Bazen bir yabancılık hissiyle uyanıyorum... Daha çok hafta içi sabahlarında, işe gitmek üzere erken kalkmak zorunda olduğum günlerde yaşıyorum bu hissi. Mutsuzluk değil bu, zira mutluyum. Otomatikleşen yüz yıkama, diş fırçalama ayrıntılarının ardından önce gardırobun önünde dikilip sonra da içine kafamı sokup bir şeyler aramak, alelacele giyinip kapıda ağlayan oğlanları şöyle bir sevdikten sonra koşturmakla son buluyor evdeki o sayılı dakikalar... 

Bey o esnada mışıl mışıl uyuyor oluyor. Saat çalsa da umrunda değil. Bazen bir an "Amaan boşver" demek, tekrar pijamalarımı giyip yine yanına kıvrılmak istiyorum. Ama okulu ekmek kadar kolay olmuyor işte işi asmak... Büyümek? Böyle bir şey sanırım.

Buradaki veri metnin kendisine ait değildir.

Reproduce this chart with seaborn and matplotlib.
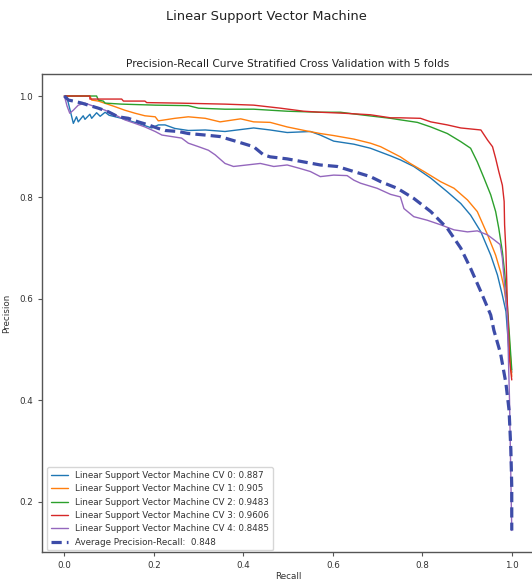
import numpy as np
import pandas as pd
import matplotlib
matplotlib.use("Agg")
import matplotlib.pyplot as plt
import seaborn as sns

sns.set_style("ticks")
plt.rcParams["font.family"] = ["DejaVu Sans"]

# ── data ─────────────────────────────────────────────────────────────────────
recall_cv0 = [0.0, 0.005, 0.02, 0.027, 0.031, 0.042, 0.046, 0.057, 0.061, 0.072, 0.08, 0.091, 0.1,
              0.128, 0.165, 0.195, 0.21, 0.225, 0.247, 0.277, 0.315, 0.359, 0.423, 0.46, 0.498,
              0.55, 0.572, 0.602, 0.647, 0.684, 0.729, 0.751, 0.781, 0.819, 0.856, 0.886, 0.908,
              0.931, 0.953, 0.968, 0.979, 0.987, 0.993, 1.0]
precision_cv0 = [1.0, 1.0, 0.946, 0.959, 0.949, 0.961, 0.954, 0.964, 0.956, 0.967, 0.96, 0.968, 0.962,
                 0.956, 0.946, 0.937, 0.943, 0.943, 0.936, 0.932, 0.933, 0.93, 0.937, 0.933, 0.928,
                 0.93, 0.923, 0.911, 0.905, 0.897, 0.882, 0.874, 0.861, 0.838, 0.811, 0.788, 0.765,
                 0.732, 0.686, 0.647, 0.607, 0.575, 0.505, 0.455]

recall_cv1 = [0.0, 0.057, 0.061, 0.076, 0.113, 0.135, 0.158, 0.18, 0.203, 0.21, 0.247, 0.277,
              0.315, 0.348, 0.394, 0.423, 0.46, 0.498, 0.542, 0.572, 0.602, 0.647, 0.684, 0.707,
              0.751, 0.773, 0.804, 0.841, 0.871, 0.901, 0.923, 0.946, 0.964, 0.975, 0.983, 0.99, 1.0]
precision_cv1 = [1.0, 1.0, 0.992, 0.99, 0.979, 0.972, 0.966, 0.961, 0.959, 0.951, 0.956, 0.959,
                 0.956, 0.949, 0.955, 0.949, 0.948, 0.939, 0.931, 0.926, 0.922, 0.915, 0.907, 0.9,
                 0.88, 0.867, 0.851, 0.831, 0.818, 0.795, 0.772, 0.726, 0.686, 0.653, 0.621, 0.575, 0.447]

recall_cv2 = [0.0, 0.072, 0.076, 0.087, 0.091, 0.128, 0.203, 0.277, 0.3, 0.359, 0.423, 0.498,
              0.572, 0.617, 0.662, 0.729, 0.751, 0.789, 0.819, 0.856, 0.886, 0.908, 0.923, 0.938,
              0.953, 0.964, 0.971, 0.979, 0.984, 0.989, 0.994, 1.0]
precision_cv2 = [1.0, 1.0, 0.992, 0.99, 0.986, 0.984, 0.982, 0.981, 0.976, 0.974, 0.974, 0.97,
                 0.968, 0.968, 0.963, 0.956, 0.953, 0.948, 0.939, 0.926, 0.91, 0.897, 0.87, 0.838,
                 0.805, 0.772, 0.739, 0.693, 0.653, 0.601, 0.538, 0.46]

recall_cv3 = [0.0, 0.057, 0.057, 0.128, 0.132, 0.18, 0.184, 0.255, 0.359, 0.423, 0.483, 0.535,
              0.572, 0.625, 0.684, 0.729, 0.751, 0.796, 0.819, 0.856, 0.886, 0.931, 0.946, 0.957,
              0.964, 0.971, 0.979, 0.983, 0.984, 0.987, 0.99, 0.995, 1.0]
precision_cv3 = [1.0, 1.0, 0.994, 0.994, 0.99, 0.99, 0.987, 0.986, 0.984, 0.982, 0.976, 0.97,
                 0.968, 0.966, 0.963, 0.957, 0.957, 0.956, 0.949, 0.943, 0.937, 0.933, 0.913, 0.9,
                 0.877, 0.851, 0.824, 0.792, 0.746, 0.693, 0.594, 0.48, 0.44]

recall_cv4 = [0.0, 0.006, 0.012, 0.02, 0.031, 0.046, 0.068, 0.091, 0.113, 0.135, 0.158, 0.18,
              0.203, 0.218, 0.24, 0.262, 0.277, 0.3, 0.322, 0.337, 0.359, 0.378, 0.408, 0.438,
              0.468, 0.498, 0.527, 0.55, 0.572, 0.602, 0.632, 0.647, 0.662, 0.699, 0.729, 0.751,
              0.759, 0.781, 0.811, 0.841, 0.871, 0.901, 0.923, 0.946, 0.961, 0.974, 0.979, 0.984,
              0.99, 0.995, 1.0]
precision_cv4 = [1.0, 0.98, 0.966, 0.972, 0.982, 0.986, 0.979, 0.972, 0.963, 0.953, 0.946, 0.939,
                 0.93, 0.923, 0.92, 0.917, 0.907, 0.9, 0.893, 0.884, 0.867, 0.861, 0.864, 0.867,
                 0.861, 0.864, 0.857, 0.851, 0.841, 0.844, 0.843, 0.834, 0.828, 0.818, 0.806, 0.801,
                 0.778, 0.762, 0.755, 0.746, 0.736, 0.732, 0.734, 0.726, 0.716, 0.707, 0.68, 0.627,
                 0.568, 0.4, 0.143]

recall_avg = [0.0, 0.009, 0.02, 0.039, 0.053, 0.076, 0.098, 0.12, 0.143, 0.165, 0.188, 0.21,
              0.225, 0.255, 0.277, 0.315, 0.348, 0.386, 0.423, 0.445, 0.46, 0.498, 0.535, 0.572,
              0.61, 0.647, 0.684, 0.707, 0.744, 0.781, 0.819, 0.856, 0.886, 0.908, 0.931, 0.953,
              0.96, 0.975, 0.987, 0.994, 0.998, 1.0, 1.0]
precision_avg = [1.0, 0.992, 0.99, 0.986, 0.982, 0.976, 0.969, 0.959, 0.956, 0.949, 0.943, 0.936,
                 0.932, 0.93, 0.926, 0.923, 0.92, 0.91, 0.9, 0.884, 0.88, 0.876, 0.87, 0.864,
                 0.861, 0.851, 0.841, 0.831, 0.818, 0.798, 0.772, 0.739, 0.7, 0.66, 0.614, 0.568,
                 0.538, 0.492, 0.433, 0.38, 0.302, 0.229, 0.143]

fold_scores = ["0.887", "0.905", "0.9483", "0.9606", "0.8485"]
avg_score = "0.848"
model_name = "Linear Support Vector Machine"

fold_recalls = [recall_cv0, recall_cv1, recall_cv2, recall_cv3, recall_cv4]
fold_precisions = [precision_cv0, precision_cv1, precision_cv2, precision_cv3, precision_cv4]

# ── figure ───────────────────────────────────────────────────────────────────
text_col = "#333333"
fig = plt.figure(figsize=(5.32, 5.83), dpi=100)
ax = fig.add_axes([0.079, 0.0527, 0.925, 0.820])

colors = sns.color_palette("tab10", 5)
for i, (rec, prec) in enumerate(zip(fold_recalls, fold_precisions)):
    d = pd.DataFrame({"Recall": rec, "Precision": prec})
    sns.lineplot(data=d, x="Recall", y="Precision", sort=False, estimator=None,
                 color=colors[i], lw=1.0, ax=ax,
                 label=f"{model_name} CV {i}: {fold_scores[i]}")

d_avg = pd.DataFrame({"Recall": recall_avg, "Precision": precision_avg})
sns.lineplot(data=d_avg, x="Recall", y="Precision", sort=False, estimator=None,
             color="#3d4ca8", lw=2.3, ax=ax, label=f"Average Precision-Recall:  {avg_score}")
ax.lines[-1].set_linestyle((0, (3.2, 1.6)))

ax.set_xlim(-0.05, 1.05)
ax.set_ylim(0.1, 1.043)
ax.set_xticks([0.0, 0.2, 0.4, 0.6, 0.8, 1.0])
ax.set_yticks([0.2, 0.4, 0.6, 0.8, 1.0])
ax.tick_params(labelsize=6.3, colors="#555555", labelcolor=text_col, length=3, width=0.8)
for s in ax.spines.values():
    s.set_color("#555555")
    s.set_linewidth(1.0)

ax.set_xlabel("Recall", fontsize=6.3, color=text_col, labelpad=1.5)
ax.set_ylabel("Precision", fontsize=6.3, color=text_col, labelpad=6)
ax.set_title("Precision-Recall Curve Stratified Cross Validation with 5 folds",
             fontsize=7.6, color="#222222", pad=5)
fig.suptitle(model_name, fontsize=9.4, color="#222222", y=0.971, va="center")

leg = ax.legend(loc="lower left", bbox_to_anchor=(0.011, 0.004), borderaxespad=0,
                fontsize=6.3, frameon=True, handlelength=2.0)
for t in leg.get_texts():
    t.set_color(text_col)

fig.savefig("out.png", dpi=100)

Bu hissiyat böyle yağmurlu ve kasvetli günlerde oluyor genelde. Güzün doğmuş olsam da sevmiyorum kapalı hava. Neden seveyim ki hem güneş varken?

İşe gidiyorum, gün boyu debeleniyorum filan; sonra yine evime geliyorum, iyi hissediyorum yine...

O değil de kıvırcık kedi var mı? Evdeki beyler, I levye.